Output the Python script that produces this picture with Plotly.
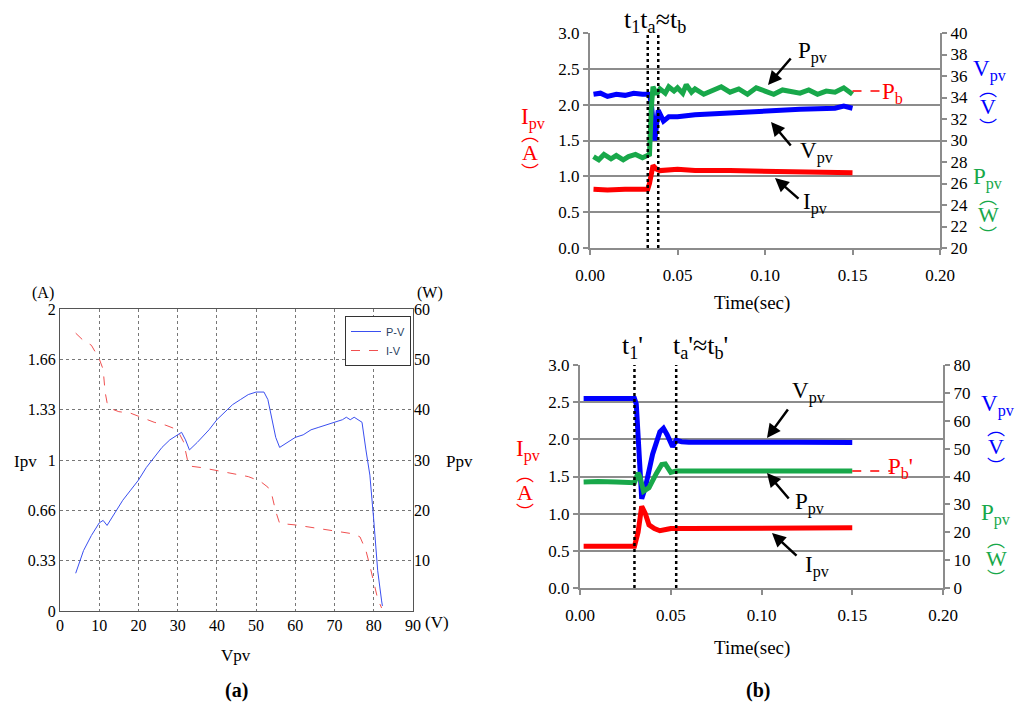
import plotly.graph_objects as go

# ---- Panel (a) data ----
pv_v = [4,6,8,10,11,12,14,16,18,20,22,24,26,28,30,31,32,33,35,38,40,42,44,46,48,50,52,53,54,55,56,58,60,62,64,66,68,70,72,73,74,75,76,77,78,79,80,81,82,82.2]
pv_p = [7.5,12,15,17.5,18,17,19.5,22,24,26,28.5,30.5,32.5,34,35,35.5,34,32,33.5,36,38,39.5,41,42,43,43.5,43.5,42,38,34.5,32.5,33.5,34.5,35,36,36.5,37,37.5,38,38.5,38,38.5,38,37.5,32,27,18,8,2,1]
iv_v = [4,6,8,10,11,11.5,12,13,15,18,20,22,24,27,29,30.5,31.5,32.5,33,36,40,44,48,51,53,54,55,56,60,65,70,75,76.5,78,79,80,81,82]
iv_i = [1.84,1.79,1.76,1.67,1.6,1.45,1.38,1.34,1.32,1.31,1.29,1.27,1.25,1.23,1.21,1.17,1.12,1.0,0.96,0.95,0.93,0.91,0.89,0.86,0.82,0.77,0.66,0.58,0.57,0.55,0.53,0.51,0.49,0.4,0.3,0.18,0.08,0.02]

# ---- Panel (b) top data ----
t1_I = [0.002,0.01,0.02,0.033,0.034,0.036,0.038,0.04,0.05,0.06,0.08,0.1,0.12,0.14,0.15]
I1 = [0.82,0.81,0.82,0.82,0.9,1.15,1.1,1.08,1.1,1.08,1.08,1.07,1.06,1.06,1.05]
t1_V = [0.002,0.006,0.01,0.015,0.02,0.025,0.03,0.034,0.035,0.037,0.039,0.042,0.045,0.05,0.06,0.07,0.08,0.1,0.12,0.14,0.145,0.15]
V1 = [34.3,34.4,34.1,34.3,34.2,34.4,34.3,34.3,33.5,30.0,32.8,31.8,32.2,32.2,32.4,32.5,32.6,32.8,32.9,33.0,33.2,33.0]
t1_P = [0.002,0.005,0.008,0.012,0.015,0.019,0.022,0.026,0.03,0.034,0.035,0.036,0.038,0.04,0.043,0.045,0.048,0.05,0.053,0.055,0.058,0.06,0.065,0.07,0.075,0.08,0.085,0.09,0.095,0.1,0.105,0.11,0.115,0.12,0.125,0.13,0.135,0.14,0.145,0.15]
P1 = [28.5,28.2,28.7,28.3,28.6,28.2,28.5,28.7,28.4,28.7,33,35,34.3,34.8,34.4,35,34.6,34.9,34.4,35.2,34.5,34.8,34.3,34.7,35,34.5,34.8,34.3,34.9,34.6,34.3,34.7,34.5,34.4,34.7,34.3,34.6,34.5,34.9,34.3]

# ---- Panel (b) bottom data ----
t2_I = [0.002,0.01,0.02,0.03,0.032,0.034,0.036,0.038,0.041,0.044,0.048,0.05,0.06,0.08,0.1,0.12,0.15]
I2 = [0.56,0.56,0.56,0.56,0.75,1.1,1.0,0.85,0.8,0.77,0.79,0.8,0.8,0.8,0.8,0.8,0.81]
t2_V = [0.002,0.01,0.02,0.03,0.031,0.033,0.034,0.036,0.04,0.044,0.046,0.048,0.051,0.053,0.056,0.06,0.08,0.1,0.12,0.15]
V2 = [68,68,68,68,66,45,32,36,48,56,57.3,55,50.7,53,52.5,52.3,52.4,52.3,52.3,52.2]
t2_P = [0.002,0.01,0.02,0.03,0.032,0.033,0.035,0.038,0.042,0.045,0.047,0.05,0.053,0.06,0.08,0.1,0.12,0.15]
P2 = [38,38.2,38,37.8,41.3,40,34.7,36,41,44.3,44.5,41.5,42,42,42.1,41.9,42,42]

OFF = 8  # page body margin
W, H = 1024 - 2 * OFF, 711 - 2 * OFF
px = lambda x: (x - OFF) / W
py = lambda y: 1 - (y - OFF) / H
SERIF = "Liberation Serif"
GRAY = "#8c8c8c"
GREEN = "#18a84a"

fig = go.Figure()
fig.add_trace(go.Scatter(x=pv_v, y=pv_p, name="P-V", mode="lines", line=dict(color="#3a4ff0", width=1), xaxis="x", yaxis="y2"))
fig.add_trace(go.Scatter(x=iv_v, y=iv_i, name="I-V", mode="lines", line=dict(color="#f05050", width=1, dash="dash"), xaxis="x", yaxis="y"))

thick = 5
for xs, ys, c, ya, xa in [
    (t1_I, I1, "#ff0000", "y3", "x2"), (t1_V, V1, "#0000ff", "y4", "x2"), (t1_P, P1, GREEN, "y4", "x2"),
    (t2_I, I2, "#ff0000", "y5", "x3"), (t2_V, V2, "#0000ff", "y6", "x3"), (t2_P, P2, GREEN, "y6", "x3")]:
    fig.add_trace(go.Scatter(x=xs, y=ys, mode="lines", line=dict(color=c, width=thick), xaxis=xa, yaxis=ya, showlegend=False))

fig.add_trace(go.Scatter(x=[0.15, 0.168], y=[34.6, 34.6], mode="lines", line=dict(color="red", width=1.5, dash="dash"), xaxis="x2", yaxis="y4", showlegend=False))
fig.add_trace(go.Scatter(x=[0.15, 0.171], y=[42, 42], mode="lines", line=dict(color="red", width=1.5, dash="dash"), xaxis="x3", yaxis="y6", showlegend=False))

afont = dict(family=SERIF, size=16, color="black")
bfont = dict(family=SERIF, size=17, color="black")
bax = dict(showline=True, linecolor=GRAY, linewidth=2, ticks="outside", tickcolor=GRAY, tickwidth=2, ticklen=5,
           tickfont=bfont, automargin=False)

fig.update_layout(
    width=W, height=H, paper_bgcolor="white", plot_bgcolor="white",
    font=dict(family=SERIF),
    margin=dict(l=0, r=0, t=0, b=0, autoexpand=False),
    showlegend=True,
    legend=dict(x=px(345), y=py(316), xanchor="left", yanchor="top", bordercolor="#333", borderwidth=1,
                font=dict(family="Liberation Sans", size=11), bgcolor="white"),
    xaxis=dict(domain=[px(60), px(413)], range=[0, 90], dtick=10, showgrid=True, griddash="dot", gridcolor="#777",
               showline=True, linecolor="#555", mirror=True, ticks="", tickfont=afont, zeroline=False, automargin=False),
    yaxis=dict(domain=[py(611), py(309)], range=[0, 2], tickvals=[0, 1/3, 2/3, 1, 4/3, 5/3, 2],
               ticktext=["0", "0.33", "0.66", "1", "1.33", "1.66", "2"], showgrid=True, griddash="dot", gridcolor="#777",
               showline=True, linecolor="#555", mirror=True, ticks="", tickfont=afont, zeroline=False, automargin=False),
    yaxis2=dict(overlaying="y", side="right", range=[0, 60], tickvals=[10, 20, 30, 40, 50, 60], showgrid=False,
                tickfont=afont, anchor="x", zeroline=False, automargin=False),
    xaxis2=dict(domain=[px(590), px(940)], range=[0, 0.2], tickvals=[0, 0.05, 0.1, 0.15, 0.2],
                ticktext=["0.00", "0.05", "0.10", "0.15", "0.20"], anchor="y3", showgrid=False, zeroline=False,
                ticklabelstandoff=6, **bax),
    yaxis3=dict(domain=[py(248), py(33)], range=[0, 3], dtick=0.5, tickformat=".1f", anchor="x2", showgrid=True,
                gridcolor=GRAY, gridwidth=2, zeroline=False, **bax),
    yaxis4=dict(overlaying="y3", side="right", range=[20, 40], dtick=2, anchor="x2", showgrid=False, zeroline=False, **bax),
    xaxis3=dict(domain=[px(580), px(943)], range=[0, 0.2], tickvals=[0, 0.05, 0.1, 0.15, 0.2],
                ticktext=["0.00", "0.05", "0.10", "0.15", "0.20"], anchor="y5", showgrid=False, zeroline=False,
                ticklabelstandoff=6, **bax),
    yaxis5=dict(domain=[py(588), py(365)], range=[0, 3], dtick=0.5, tickformat=".1f", anchor="x3", showgrid=True,
                gridcolor=GRAY, gridwidth=2, zeroline=False, **bax),
    yaxis6=dict(overlaying="y5", side="right", range=[0, 80], dtick=10, anchor="x3", showgrid=False, zeroline=False, **bax),
)

for xv, xr, yr in [(0.033, "x2", "y3"), (0.039, "x2", "y3"), (0.030, "x3", "y5"), (0.053, "x3", "y5")]:
    fig.add_shape(type="line", x0=xv, x1=xv, y0=0, y1=1, xref=xr, yref=yr + " domain", line=dict(color="black", width=2.5, dash="dot"))

def txt(x, y, s, size=18, color="black", angle=0, bold=False, anchor="center", family=SERIF):
    if bold:
        s = "<b>" + s + "</b>"
    fig.add_annotation(x=px(x), y=py(y), xref="paper", yref="paper", text=s, showarrow=False, xanchor=anchor,
                       yanchor="middle", font=dict(family=family, size=size, color=color), textangle=angle)

def unit(x, y, letter, color, size=22):
    txt(x, y - 19, "︵", 18, color, family="Noto Sans CJK SC")
    txt(x, y, letter, size, color)
    txt(x, y + 19, "︶", 18, color, family="Noto Sans CJK SC")

def arrow(hx, hy, tx, ty):
    fig.add_annotation(x=px(hx), y=py(hy), xref="paper", yref="paper", ax=tx - hx, ay=ty - hy, text="",
                       showarrow=True, arrowhead=2, arrowsize=1.1, arrowwidth=2.5, arrowcolor="black")

LS = 23
# panel a texts
txt(43, 293, "(A)", 16); txt(430, 293, "(W)", 16); txt(437, 622, "(V)", 17)
txt(25, 461, "Ipv", 17); txt(459, 461, "Ppv", 17); txt(236, 655, "Vpv", 17)
txt(236, 690, "(a)", 20, bold=True); txt(758, 690, "(b)", 20, bold=True)

# panel b top
txt(655, 21, "t<sub>1</sub>t<sub>a</sub>≈t<sub>b</sub>", 26)
txt(752, 303, "Time(sec)", 19); txt(752, 648, "Time(sec)", 19)
arrow(768, 85, 792, 57); txt(796, 52, "P<sub>pv</sub>", LS, anchor="left")
arrow(771, 122, 792, 147); txt(798, 152, "V<sub>pv</sub>", LS, anchor="left")
arrow(775, 178, 800, 200); txt(801, 203, "I<sub>pv</sub>", LS, anchor="left")
txt(880, 93, "P<sub>b</sub>", LS, "red", anchor="left")
txt(990, 70, "V<sub>pv</sub>", LS, "blue"); unit(988, 107, "V", "blue")
txt(988, 178, "P<sub>pv</sub>", LS, GREEN); unit(988, 215, "W", GREEN)
txt(533, 118, "I<sub>pv</sub>", LS, "red"); unit(530, 152, "A", "red")

# panel b bottom
txt(632, 347, "t<sub>1</sub>'", 26); txt(700, 347, "t<sub>a</sub>'≈t<sub>b</sub>'", 26)
arrow(767, 438, 789, 408); txt(790, 392, "V<sub>pv</sub>", LS, anchor="left")
arrow(767, 473, 790, 500); txt(793, 503, "P<sub>pv</sub>", LS, anchor="left")
arrow(772, 533, 798, 557); txt(803, 566, "I<sub>pv</sub>", LS, anchor="left")
txt(886, 468, "P<sub>b</sub>'", LS, "red", anchor="left")
txt(998, 405, "V<sub>pv</sub>", LS, "blue"); unit(996, 446, "V", "blue")
txt(996, 515, "P<sub>pv</sub>", LS, GREEN); unit(996, 558, "W", GREEN)
txt(528, 450, "I<sub>pv</sub>", LS, "red"); unit(525, 492, "A", "red")

fig.write_html("out.html")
*****
WHAT IS ASKED: Without the pictures, please reproduce each line of the listing above exactly, from the first one through the line bearing "import plotly.graph_objects as go".

RESPONSE:
Output the Python script that produces this picture with Plotly.
import plotly.graph_objects as go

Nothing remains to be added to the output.